We use Snowplow for data analytics and we use Postgres for storing data. We use metabase for data visualization and it had been good until it started to reduce speed for queering due to large amount of data.
As a result, we decided to test Elasticsearch. But we faced with a problem that amount of data in Elasticsearch is 5 times less than in Postgres. We do not understand why. They receive data from the same stream, but difference is massive.
Also, there is warn from elk stream loader: WARN com.snowplowanalytics.stream.loader.clients.ElasticsearchBulkSender - Returning 56 records as failed, but we did not find explanation of what it means.
Also it throws: [scala-execution-context-global-18] ERROR com.snowplowanalytics.stream.loader.clients.ElasticsearchBulkSender - Record
And: failed with message failed to parse
If someone faced with similar problem or may be work with Elasticsearch, can you give some explanation of how to deal with difference of data. I understand that Postgres and Elastic are different storage services but they use the same stream of data. May be there is some problems with schemes?

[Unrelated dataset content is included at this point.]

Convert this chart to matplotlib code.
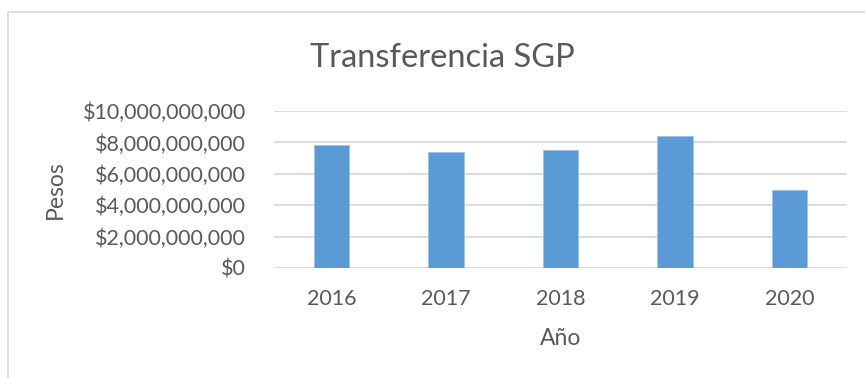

There are some warnings and errors in enriched events loader’s logs.
First block is:
[RecordProcessor-0000] INFO com.snowplowanalytics.stream.loader.clients.ElasticsearchBulkSender - Emitted 97 records to Elasticseacrch
[RecordProcessor-0000] WARN com.snowplowanalytics.stream.loader.clients.ElasticsearchBulkSender - Returning 55 records as failed
[scala-execution-context-global-19] WARN com.snowplowanalytics.stream.loader.clients.ElasticsearchBulkSender - Cluster health is yellow
The second is a json block (or group of blocks) that starts with:
[scala-execution-context-global-19] ERROR com.snowplowanalytics.stream.loader.clients.ElasticsearchBulkSender - Record
and finishes with:
failed with message failed to parse
with information about an event between them.
Also I forgot to mention that we deployed snowplow’s stuff with terraform and the version of loader is 1.0.0 as it turned out, and we use elasticsearch version 7.13. May be there is a discrepancy between versions? What is the best stuck versions to use?